The book reviews of UK children's author, Brian Keaney
Like its predecessor, Sabriel, Lirael is a remarkable feat of imaginative storytelling. Utterly gripping, it is, in Philip Pullman's words, 'fantasy that reads like realism'.
It's a continuation of the story that began with Sabriel, though the point of view has moved to that of a teenage girl growing up among the Clayr, an almost exclusively female society all of whom share an ability to forsee future events - all except Lirael, that is. She waits and waits for the gift of Sight, the only thing that really matters to anyone in the community, to come to her, but her wait is in vain.
Completely alienated from her fellows, Sabriel grows up silent and secretive only to learn at the age of nineteen that an entirely different destiny awaits her and that the fate of the kingdom will rest upon her success or failure in rising to the challenge it throws up.

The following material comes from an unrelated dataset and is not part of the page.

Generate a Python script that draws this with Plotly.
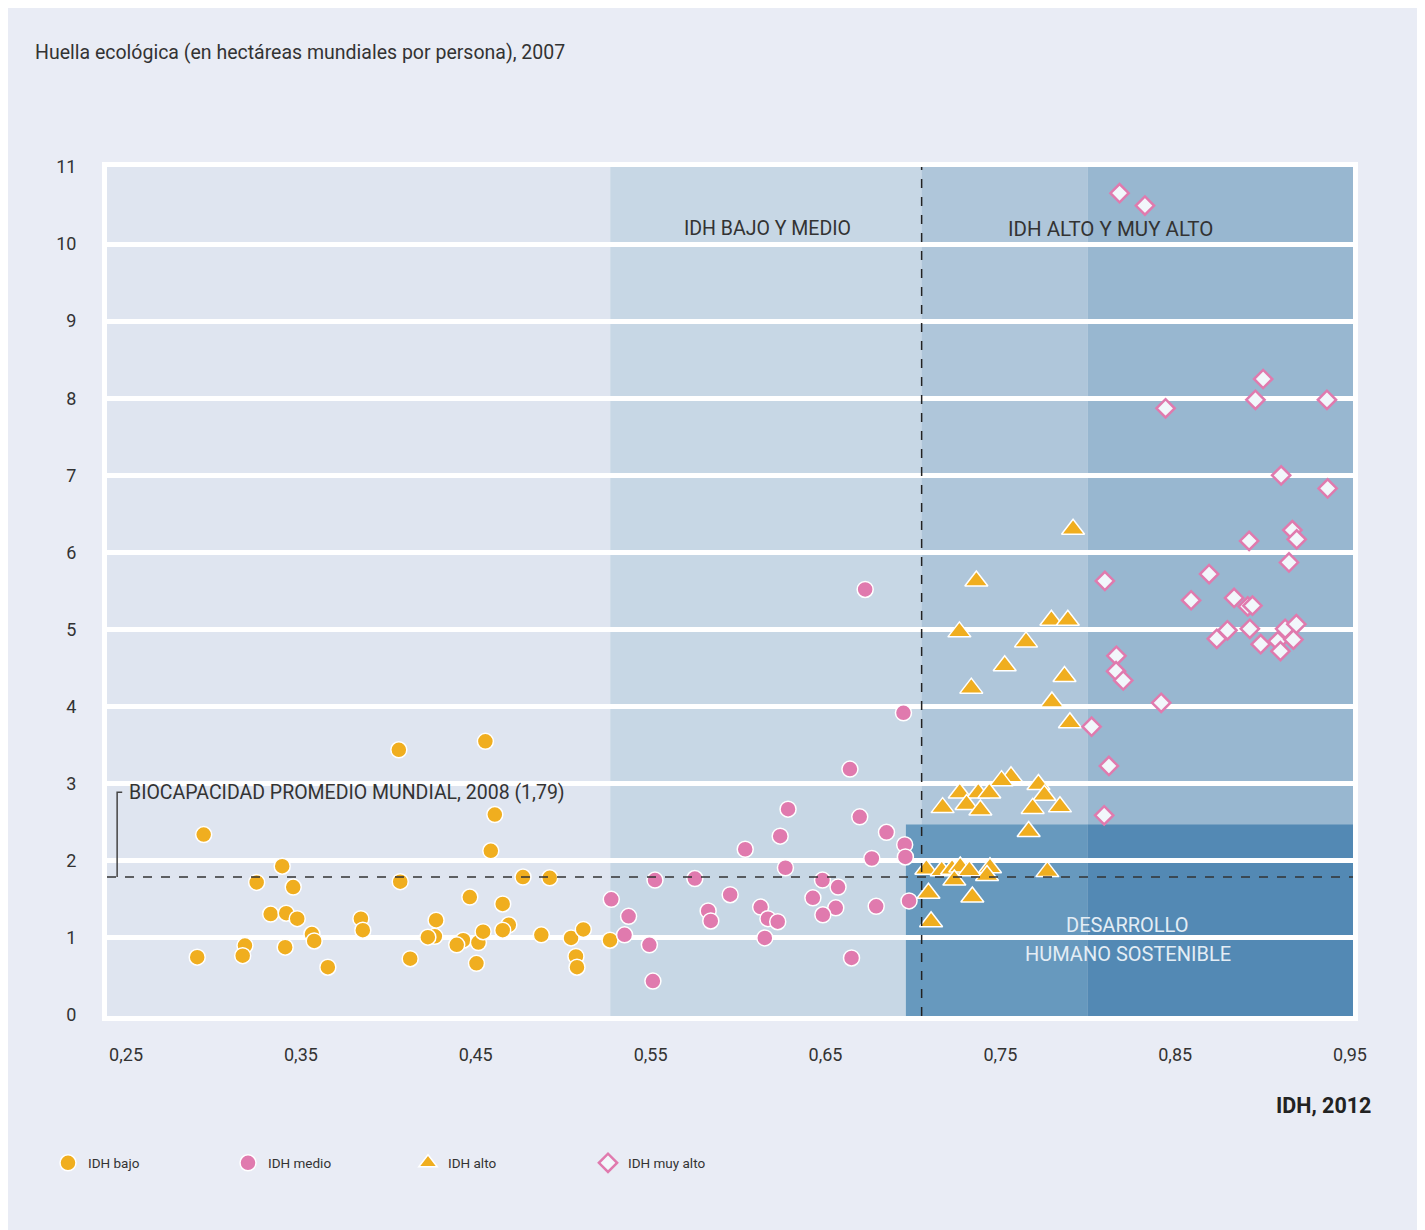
import plotly.graph_objects as go

# IDH bajo (circles, yellow)
bajo_x = [0.406, 0.4555, 0.2944, 0.4609, 0.4586, 0.3393, 0.3247, 0.3456, 0.4068, 0.477,
          0.4923, 0.4466, 0.4654, 0.3327, 0.3416, 0.3479, 0.3843, 0.3854, 0.3563, 0.3576,
          0.318, 0.3167, 0.2907, 0.341, 0.3654, 0.4273, 0.4266, 0.4226, 0.4125, 0.4428,
          0.4391, 0.4515, 0.4542, 0.4504, 0.4689, 0.4654, 0.4875, 0.5045, 0.5115, 0.5073,
          0.5079, 0.5268]
bajo_y = [3.44, 3.55, 2.34, 2.60, 2.13, 1.93, 1.72, 1.66, 1.73, 1.79,
          1.78, 1.53, 1.44, 1.31, 1.32, 1.25, 1.25, 1.10, 1.05, 0.96,
          0.90, 0.77, 0.75, 0.88, 0.62, 1.23, 1.02, 1.01, 0.73, 0.97,
          0.91, 0.94, 1.08, 0.67, 1.17, 1.10, 1.04, 1.00, 1.11, 0.76,
          0.62, 0.97]

# IDH medio (circles, pink)
medio_x = [0.6727, 0.6946, 0.664, 0.6286, 0.6696, 0.6241, 0.6849, 0.6041, 0.6953, 0.6765,
           0.6957, 0.6271, 0.5525, 0.5753, 0.6483, 0.6572, 0.5275, 0.5955, 0.6428, 0.6978,
           0.5374, 0.5829, 0.5844, 0.6129, 0.6171, 0.6227, 0.6559, 0.6485, 0.679, 0.5351,
           0.5493, 0.6153, 0.6649, 0.5513]
medio_y = [5.52, 3.92, 3.19, 2.67, 2.57, 2.32, 2.37, 2.15, 2.21, 2.03,
           2.05, 1.91, 1.75, 1.77, 1.75, 1.66, 1.50, 1.56, 1.52, 1.48,
           1.28, 1.35, 1.22, 1.40, 1.25, 1.21, 1.39, 1.30, 1.41, 1.04,
           0.91, 1.00, 0.74, 0.44]

# IDH alto (triangles, yellow)
alto_x = [0.7916, 0.7363, 0.7792, 0.7886, 0.7266, 0.7647, 0.7525, 0.7867, 0.7334, 0.7795,
          0.7898, 0.7561, 0.7507, 0.7718, 0.7268, 0.7374, 0.7437, 0.7752, 0.717, 0.7307,
          0.7386, 0.7685, 0.7841, 0.7662, 0.7077, 0.7165, 0.7224, 0.7271, 0.7323, 0.7441,
          0.7424, 0.7237, 0.7769, 0.7089, 0.734, 0.7104]
alto_y = [6.30, 5.63, 5.12, 5.12, 4.97, 4.84, 4.53, 4.39, 4.24, 4.06,
          3.79, 3.09, 3.04, 2.99, 2.88, 2.88, 2.88, 2.85, 2.69, 2.73,
          2.66, 2.68, 2.70, 2.38, 1.89, 1.87, 1.89, 1.92, 1.87, 1.91,
          1.81, 1.75, 1.86, 1.58, 1.53, 1.21]

# IDH muy alto (diamonds, open)
muyalto_x = [0.8182, 0.8327, 0.9003, 0.8959, 0.9368, 0.8445, 0.9106, 0.9372, 0.917, 0.9195,
             0.8923, 0.9151, 0.8098, 0.8694, 0.8591, 0.8837, 0.8915, 0.8942, 0.8799, 0.8738,
             0.8927, 0.8989, 0.9087, 0.9129, 0.9193, 0.9176, 0.9102, 0.8164, 0.8162, 0.8203,
             0.842, 0.8022, 0.8121, 0.8094]
muyalto_y = [10.66, 10.50, 8.25, 7.98, 7.98, 7.87, 7.00, 6.83, 6.29, 6.17,
             6.15, 5.87, 5.63, 5.72, 5.38, 5.41, 5.30, 5.31, 4.99, 4.88,
             5.01, 4.81, 4.85, 5.01, 5.07, 4.87, 4.72, 4.66, 4.46, 4.34,
             4.05, 3.74, 3.23, 2.59]

x_ticks = [0.25, 0.35, 0.45, 0.55, 0.65, 0.75, 0.85, 0.95]
x_ticktext = ["0,25", "0,35", "0,45", "0,55", "0,65", "0,75", "0,85", "0,95"]
y_ticks = list(range(0, 12))

biocapacidad = 1.79
FONT = "Roboto, sans-serif"
YELLOW = "#f0ae1f"
PINK = "#e07aae"

fig = go.Figure()
fig.add_trace(go.Scatter(
    x=bajo_x, y=bajo_y, mode="markers", name="IDH bajo",
    marker=dict(symbol="circle", size=16, color=YELLOW, line=dict(color="white", width=1.5)),
))
fig.add_trace(go.Scatter(
    x=medio_x, y=medio_y, mode="markers", name="IDH medio",
    marker=dict(symbol="circle", size=16, color=PINK, line=dict(color="white", width=1.5)),
))
fig.add_trace(go.Scatter(
    x=alto_x, y=alto_y, mode="markers", name="IDH alto",
    marker=dict(symbol="triangle-up", size=20, color=YELLOW, line=dict(color="white", width=1.5)),
))
fig.add_trace(go.Scatter(
    x=muyalto_x, y=muyalto_y, mode="markers", name="IDH muy alto",
    marker=dict(symbol="diamond", size=14, color="#f2f7fb", line=dict(color=PINK, width=2.5)),
))

x0, x1 = 0.2391, 0.9517
bands = [(x0, 0.527, "#dfe5f0"), (0.527, 0.705, "#c7d7e5"),
         (0.705, 0.80, "#afc6da"), (0.80, x1, "#98b7d0")]
for a, b, c in bands:
    fig.add_shape(type="rect", xref="x", yref="paper", x0=a, x1=b, y0=0, y1=1,
                  fillcolor=c, line_width=0, layer="below")
# sustainable development box
fig.add_shape(type="rect", xref="x", yref="y", x0=0.696, x1=0.80, y0=-0.1, y1=2.47,
              fillcolor="#6799be", line_width=0, layer="below")
fig.add_shape(type="rect", xref="x", yref="y", x0=0.80, x1=x1, y0=-0.1, y1=2.47,
              fillcolor="#5389b4", line_width=0, layer="below")

# dashed reference lines
fig.add_shape(type="line", xref="x", yref="paper", x0=0.705, x1=0.705, y0=0, y1=1,
              line=dict(color="#222", width=1.5, dash="dash"))
fig.add_shape(type="line", xref="x", yref="y", x0=x0, x1=x1, y0=biocapacidad, y1=biocapacidad,
              line=dict(color="#333", width=1.5, dash="dash"))
# bracket for biocapacity label
fig.add_shape(type="path", xref="x", yref="y",
              path=f"M 0.2449 {biocapacidad} L 0.2449 2.89 L 0.2478 2.89",
              line=dict(color="#444", width=1.5))

fig.add_annotation(x=0.2505, y=2.89, xref="x", yref="y", xanchor="left", yanchor="middle",
                   text="BIOCAPACIDAD PROMEDIO MUNDIAL, 2008 (1,79)", showarrow=False,
                   font=dict(size=19.5, color="#333", family=FONT))
fig.add_annotation(x=0.617, y=10.2, xref="x", yref="y", text="IDH BAJO Y MEDIO",
                   showarrow=False, font=dict(size=19.5, color="#333", family=FONT))
fig.add_annotation(x=0.813, y=10.2, xref="x", yref="y", text="IDH ALTO Y MUY ALTO",
                   showarrow=False, font=dict(size=20.5, color="#333", family=FONT))
fig.add_annotation(x=0.823, y=1.165, xref="x", yref="y", text="DESARROLLO",
                   showarrow=False, font=dict(size=20, color="#e3edf5", family=FONT))
fig.add_annotation(x=0.823, y=0.79, xref="x", yref="y", text="HUMANO SOSTENIBLE",
                   showarrow=False, font=dict(size=20, color="#e3edf5", family=FONT))
fig.add_annotation(x=1, y=(1008 - 1097) / 849, xref="paper", yref="paper",
                   xanchor="right", yanchor="middle", xshift=20,
                   text="<b>IDH, 2012</b>", showarrow=False,
                   font=dict(size=21.5, color="#222", family=FONT))

fig.update_layout(
    width=1425, height=1230,
    paper_bgcolor="#e9ecf5", plot_bgcolor="#dfe5f0",
    margin=dict(l=99, r=80, t=159, b=222),
    font=dict(family=FONT, color="#333"),
    title=dict(text="Huella ecológica (en hectáreas mundiales por persona), 2007",
               x=27 / 1425, xanchor="left", y=1 - 44 / 1230, yanchor="middle",
               font=dict(size=19.5, color="#333", family=FONT)),
    showlegend=True,
    legend=dict(orientation="h", x=(40 - 99) / 1246, xanchor="left",
                y=(1008 - 1155) / 849, yanchor="middle",
                entrywidth=135, font=dict(size=13.5, color="#333", family=FONT),
                bgcolor="rgba(0,0,0,0)"),
)
fig.update_xaxes(range=[x0, x1], tickvals=x_ticks, ticktext=x_ticktext, showgrid=False,
                 zeroline=False, showline=True, mirror=True, linecolor="white", linewidth=5,
                 ticks="", ticklabelstandoff=18, tickfont=dict(size=18, color="#333"))
fig.update_yaxes(range=[-0.013, 11], tickvals=y_ticks, showgrid=True, gridcolor="white",
                 gridwidth=5, zeroline=False, showline=True, mirror=True, linecolor="white",
                 linewidth=5, ticks="", ticklabelstandoff=22, tickfont=dict(size=18, color="#333"))

fig.write_html("out.html")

Less self-contained than Sabriel, Lirael ends with the plot entirely unresolved; indeed things have really only just got started and the reader has to read the third book in the trilogy before everything become clear.
Nevertheless, it's a tremendously satisfying read in that the sense of urgency builds continually, driving the reader along compulsively, while at the same time the wealth of detail with which the fantasy world is conceived, and the re-imagining of conventional fantasy tropes, is so convincing that a sense of total immersion is created.